In the comments to my second post on Bodenstandig, Jonathan Brodsky floats the theory that jungle (the older, purer version of drum and bass) was the product of open source software, as opposed to musicians using commercial products. Let's nip that meme right here! Here's Brodsky's comment:
I don't know about jungle originating in commercial software environs... It was my understanding that the form developed in trackers similar to the ones that bodenstandig uses, on the amiga.
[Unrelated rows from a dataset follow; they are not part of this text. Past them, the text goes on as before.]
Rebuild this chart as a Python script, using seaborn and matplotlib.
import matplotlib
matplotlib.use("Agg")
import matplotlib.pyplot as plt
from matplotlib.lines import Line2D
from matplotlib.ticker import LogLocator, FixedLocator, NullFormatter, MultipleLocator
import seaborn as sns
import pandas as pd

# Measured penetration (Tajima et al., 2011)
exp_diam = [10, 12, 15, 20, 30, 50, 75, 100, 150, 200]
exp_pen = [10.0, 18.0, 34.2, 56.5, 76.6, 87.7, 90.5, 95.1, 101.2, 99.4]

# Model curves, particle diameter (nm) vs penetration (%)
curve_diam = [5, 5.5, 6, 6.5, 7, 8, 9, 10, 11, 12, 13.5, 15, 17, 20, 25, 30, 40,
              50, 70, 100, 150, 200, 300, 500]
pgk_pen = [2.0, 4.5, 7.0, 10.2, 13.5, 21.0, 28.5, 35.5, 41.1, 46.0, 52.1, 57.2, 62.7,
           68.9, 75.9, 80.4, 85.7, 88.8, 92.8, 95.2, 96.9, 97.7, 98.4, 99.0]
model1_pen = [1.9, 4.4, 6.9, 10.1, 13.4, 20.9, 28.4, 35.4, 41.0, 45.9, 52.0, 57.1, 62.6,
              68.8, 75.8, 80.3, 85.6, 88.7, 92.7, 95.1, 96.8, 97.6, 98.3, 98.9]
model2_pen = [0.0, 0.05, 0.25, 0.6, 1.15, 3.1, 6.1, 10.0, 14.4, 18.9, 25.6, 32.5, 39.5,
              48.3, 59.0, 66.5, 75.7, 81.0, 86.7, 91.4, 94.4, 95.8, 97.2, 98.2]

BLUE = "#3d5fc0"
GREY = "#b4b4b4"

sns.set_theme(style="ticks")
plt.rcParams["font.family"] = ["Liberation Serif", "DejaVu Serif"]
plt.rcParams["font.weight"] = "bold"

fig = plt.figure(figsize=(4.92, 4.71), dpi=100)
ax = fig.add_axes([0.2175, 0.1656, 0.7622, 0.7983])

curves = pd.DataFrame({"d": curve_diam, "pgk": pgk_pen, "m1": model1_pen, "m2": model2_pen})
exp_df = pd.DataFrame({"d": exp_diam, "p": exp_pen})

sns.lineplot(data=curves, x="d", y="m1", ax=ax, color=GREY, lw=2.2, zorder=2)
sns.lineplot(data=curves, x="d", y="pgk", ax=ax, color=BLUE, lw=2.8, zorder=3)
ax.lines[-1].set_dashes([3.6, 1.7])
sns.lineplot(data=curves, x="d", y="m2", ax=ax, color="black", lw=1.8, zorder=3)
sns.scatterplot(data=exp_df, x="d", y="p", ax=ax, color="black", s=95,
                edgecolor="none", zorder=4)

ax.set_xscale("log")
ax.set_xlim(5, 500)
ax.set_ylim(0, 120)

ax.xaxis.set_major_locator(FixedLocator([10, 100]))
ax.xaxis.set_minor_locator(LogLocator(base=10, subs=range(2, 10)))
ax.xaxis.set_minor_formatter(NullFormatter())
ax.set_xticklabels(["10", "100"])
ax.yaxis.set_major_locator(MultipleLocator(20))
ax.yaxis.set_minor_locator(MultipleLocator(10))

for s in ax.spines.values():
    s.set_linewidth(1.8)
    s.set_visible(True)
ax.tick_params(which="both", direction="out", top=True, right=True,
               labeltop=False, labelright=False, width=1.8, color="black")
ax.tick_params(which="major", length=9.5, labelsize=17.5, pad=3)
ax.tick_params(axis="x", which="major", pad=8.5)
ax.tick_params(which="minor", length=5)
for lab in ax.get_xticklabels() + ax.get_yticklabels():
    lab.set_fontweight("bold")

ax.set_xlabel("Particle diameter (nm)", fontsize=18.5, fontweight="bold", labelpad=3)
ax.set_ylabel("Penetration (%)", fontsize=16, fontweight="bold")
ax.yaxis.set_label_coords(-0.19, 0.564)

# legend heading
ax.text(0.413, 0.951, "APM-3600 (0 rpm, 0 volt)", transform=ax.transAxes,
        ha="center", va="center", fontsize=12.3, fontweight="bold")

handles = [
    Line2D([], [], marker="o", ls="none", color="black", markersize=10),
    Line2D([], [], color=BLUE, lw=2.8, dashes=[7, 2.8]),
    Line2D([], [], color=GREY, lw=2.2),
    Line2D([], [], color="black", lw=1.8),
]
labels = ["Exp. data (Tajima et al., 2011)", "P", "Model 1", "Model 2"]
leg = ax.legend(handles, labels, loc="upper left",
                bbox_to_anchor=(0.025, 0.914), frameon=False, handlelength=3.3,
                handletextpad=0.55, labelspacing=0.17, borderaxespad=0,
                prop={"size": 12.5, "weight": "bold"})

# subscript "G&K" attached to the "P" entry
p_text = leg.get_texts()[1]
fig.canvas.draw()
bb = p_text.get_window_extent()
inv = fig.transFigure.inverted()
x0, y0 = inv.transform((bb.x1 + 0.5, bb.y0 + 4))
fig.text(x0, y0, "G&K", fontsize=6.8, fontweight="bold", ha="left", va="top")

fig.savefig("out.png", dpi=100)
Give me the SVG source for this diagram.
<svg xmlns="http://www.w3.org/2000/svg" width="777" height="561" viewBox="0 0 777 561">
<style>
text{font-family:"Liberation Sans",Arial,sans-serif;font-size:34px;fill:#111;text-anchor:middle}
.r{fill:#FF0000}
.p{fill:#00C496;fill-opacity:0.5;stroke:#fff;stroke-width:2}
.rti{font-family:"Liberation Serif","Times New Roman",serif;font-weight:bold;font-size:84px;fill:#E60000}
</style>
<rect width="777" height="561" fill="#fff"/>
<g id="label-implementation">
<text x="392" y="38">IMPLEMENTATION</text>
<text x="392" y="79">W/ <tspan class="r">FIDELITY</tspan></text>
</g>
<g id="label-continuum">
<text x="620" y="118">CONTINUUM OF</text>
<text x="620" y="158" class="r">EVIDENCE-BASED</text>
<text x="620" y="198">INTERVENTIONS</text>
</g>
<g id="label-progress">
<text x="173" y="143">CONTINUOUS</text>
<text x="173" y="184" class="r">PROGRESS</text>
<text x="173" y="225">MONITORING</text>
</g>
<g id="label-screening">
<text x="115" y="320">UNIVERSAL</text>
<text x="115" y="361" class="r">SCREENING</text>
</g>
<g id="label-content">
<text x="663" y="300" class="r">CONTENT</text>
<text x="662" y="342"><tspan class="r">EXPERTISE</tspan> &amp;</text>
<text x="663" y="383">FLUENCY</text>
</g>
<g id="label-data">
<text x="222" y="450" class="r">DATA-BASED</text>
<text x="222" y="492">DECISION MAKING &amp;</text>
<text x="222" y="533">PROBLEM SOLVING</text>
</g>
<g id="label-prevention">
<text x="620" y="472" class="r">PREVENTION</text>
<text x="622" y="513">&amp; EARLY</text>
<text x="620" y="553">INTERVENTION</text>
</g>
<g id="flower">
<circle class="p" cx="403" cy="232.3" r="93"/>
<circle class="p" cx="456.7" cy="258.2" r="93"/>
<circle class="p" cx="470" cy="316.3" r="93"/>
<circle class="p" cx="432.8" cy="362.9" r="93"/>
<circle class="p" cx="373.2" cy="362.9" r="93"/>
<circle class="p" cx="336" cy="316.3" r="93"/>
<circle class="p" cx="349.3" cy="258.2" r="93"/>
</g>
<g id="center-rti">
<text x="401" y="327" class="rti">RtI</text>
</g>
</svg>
I know that the breakcore sound is mostly due to the tracker interface as well. which software were you thinking was the one that spawned jungle?I clarified that by "commercial software environment" I also mean to include software in so-called hardware synths and samplers, and further replied:
Rob Playford initially used a shareware sequencer called Superconductor (running on an Atari) along with an Akai S-950 sampler and DAT, around the time of 2 Bad Mice's "Waremouse." By 1993 he'd switched to C-Lab's Notator, a commercial product. (C-Lab eventually became Emagic, maker of the popular sequencer Logic.) The real breakthrough for jungle came not so much with tracking, or sequencing, as abuse of (commercial) samplers. From The Mix (1996): "[Metalheadz'] 'Terminator' tore through the scene [in '93] with a vengeance ... its manipulation of timestretching from a sampling utility into a revolutionary new sound effect (by pushing the circuitry way beyond its parameters) made 'Terminator' not just a big tune, but a seminal one for the emerging and, by this time, identifiable new scene."